Perhaps he was quoting Nietzsche from his readings in philosophy. And then I asked whether he thought that the students were too frightened, as Roy had said, to hold any more demonstrations.
"There will be more," he said. "Many more."
A moment later he was gone, and I talked with other students. They were jolly, frozen-faced youngsters on old, floppy skates. To ingratiate myself with them I borrowed a pair of skates, and seeing me fall down and make an ass of myself, they became very friendly. What did I think of China? they asked. How did American students compare with Chinese students? Did I like the food? Could I use chopsticks? What was my favorite city in China? They were goofy and lovable, with crooked teeth and cold, white hands. When I asked them whether they had girlfriends they averted their faces and giggled. They did not seem like counterrevolutionaries.
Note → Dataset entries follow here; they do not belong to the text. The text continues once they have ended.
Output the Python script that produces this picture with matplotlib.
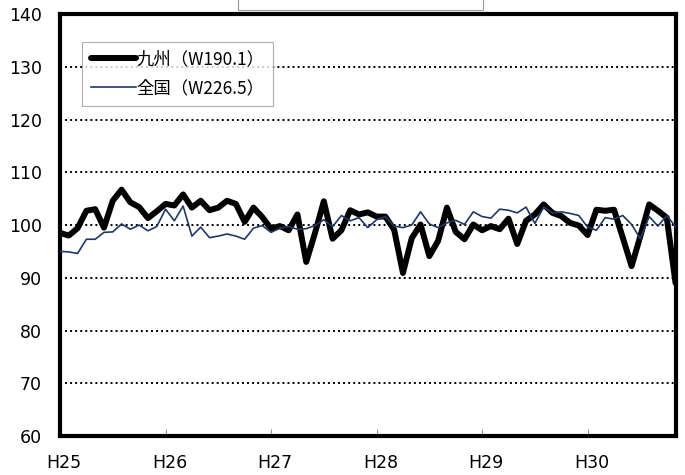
import matplotlib
matplotlib.use("Agg")
import matplotlib.pyplot as plt
import matplotlib.transforms as mtransforms
from matplotlib.patches import Rectangle

# monthly index, H25/1 .. H30/11
kyushu = [98.5, 98.0, 99.4, 102.7, 103.0, 99.5, 104.6, 106.7, 104.3, 103.4, 101.3, 102.6,
          104.0, 103.7, 105.8, 103.3, 104.6, 102.8, 103.3, 104.6, 104.0, 100.6, 103.3, 101.5,
          99.3, 99.8, 99.0, 102.0, 93.0, 98.5, 104.5, 97.4, 99.0, 102.8, 102.0, 102.4,
          101.6, 101.6, 99.1, 90.9, 97.5, 100.1, 94.1, 97.0, 103.3, 98.7, 97.3, 100.1,
          99.0, 99.8, 99.2, 101.2, 96.4, 100.8, 102.0, 103.9, 102.3, 101.7, 100.4, 99.9,
          98.1, 102.9, 102.7, 102.9, 97.6, 92.2, 97.9, 103.9, 102.7, 101.4, 89.0]
zenkoku = [95.0, 94.9, 94.6, 97.3, 97.3, 98.6, 98.7, 100.2, 99.2, 100.0, 98.9, 99.7,
           103.0, 100.8, 103.6, 97.9, 99.6, 97.6, 97.9, 98.3, 97.9, 97.3, 99.4, 99.9,
           98.6, 99.4, 99.7, 99.2, 99.3, 99.9, 101.0, 99.7, 101.8, 100.8, 101.4, 99.5,
           101.0, 101.6, 99.8, 99.5, 100.0, 102.5, 100.2, 99.5, 100.4, 100.9, 100.1, 102.5,
           101.6, 101.3, 103.0, 102.8, 102.3, 103.4, 100.3, 103.4, 102.3, 102.5, 102.2, 101.8,
           99.6, 99.0, 101.4, 101.1, 101.8, 100.1, 97.4, 101.6, 99.8, 101.8, 99.7]
year_labels = ["H25", "H26", "H27", "H28", "H29", "H30"]
legend_labels = ["九州（W190.1）", "全国（W226.5）"]

plt.rcParams['font.family'] = ['DejaVu Sans', 'Noto Sans CJK JP']

fig = plt.figure(figsize=(6.85, 4.75), dpi=100)
ax = fig.add_axes([0.0876, 0.0821, 0.8986, 0.8884])

months = list(range(len(kyushu)))
ax.plot(months, kyushu, color='black', lw=4.3, solid_joinstyle='round',
        solid_capstyle='round', label=legend_labels[0], zorder=3)
ax.plot(months, zenkoku, color='#1f3866', lw=1.2, label=legend_labels[1], zorder=4)

ax.set_xlim(0, len(kyushu) - 1)
ax.set_ylim(60, 140)
ax.set_yticks(range(60, 141, 10))
ax.set_xticks(range(0, 61, 12))
ax.set_xticklabels(year_labels)

for y in range(70, 140, 10):
    ax.axhline(y, color='black', lw=1.4, linestyle=(0, (1, 1.6)), zorder=1)

for s in ax.spines.values():
    s.set_linewidth(3)
    s.set_color('black')

ax.tick_params(axis='y', length=0, pad=13, labelsize=12.5)
ax.tick_params(axis='x', direction='in', length=5, width=0.8, color='#999999',
               pad=13, labelsize=12.5)
# year labels sit a little right of their tick
shift = mtransforms.ScaledTranslation(4 / 100, 0, fig.dpi_scale_trans)
for lbl in ax.get_xticklabels():
    lbl.set_transform(lbl.get_transform() + shift)

leg = ax.legend(loc='upper left', bbox_to_anchor=(0.036, 0.934), borderaxespad=0,
                frameon=True, fancybox=False, edgecolor='#999999', handlelength=2.6,
                handletextpad=0.0, borderpad=0.5, labelspacing=0.6,
                prop={'family': ['Noto Sans CJK JP', 'DejaVu Sans'], 'size': 12.5})
leg.get_frame().set_linewidth(0.8)

# box of the title area, cut off at the top edge
fig.patches.append(Rectangle((0.347, 0.979), 0.358, 0.1, transform=fig.transFigure,
                             fill=False, edgecolor='#999999', lw=0.8))

fig.savefig("out.png", dpi=100)
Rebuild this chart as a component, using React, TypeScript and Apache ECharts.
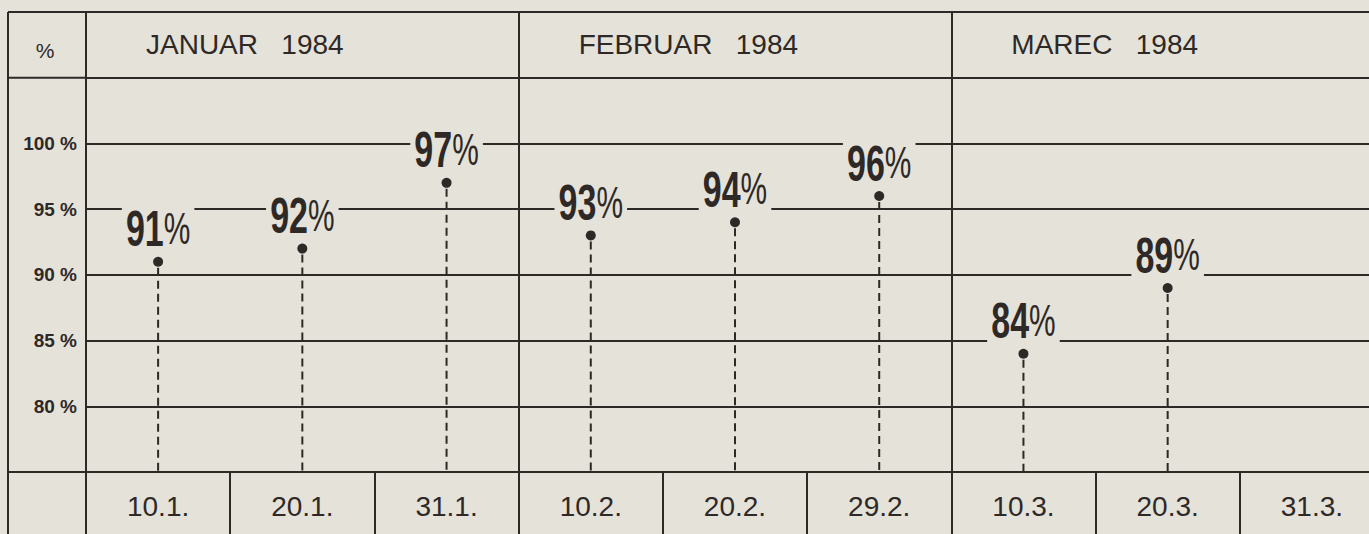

I had repeatedly requested a High-Level Meeting — that is, a chance to talk with an important government official. In the past my request had done nothing more than make certain people suspicious. What was I doing in China? they demanded to know. They had asked me for my itinerary. Using an extremely clever if somewhat fanciful Chinese technique for ensnaring awkward visitors, they insisted that I was too important to travel alone and so stuck me with Mr. Fang. He had gone back to his desk in Peking: he did not know that I was still in China. Now I was traveling on my own.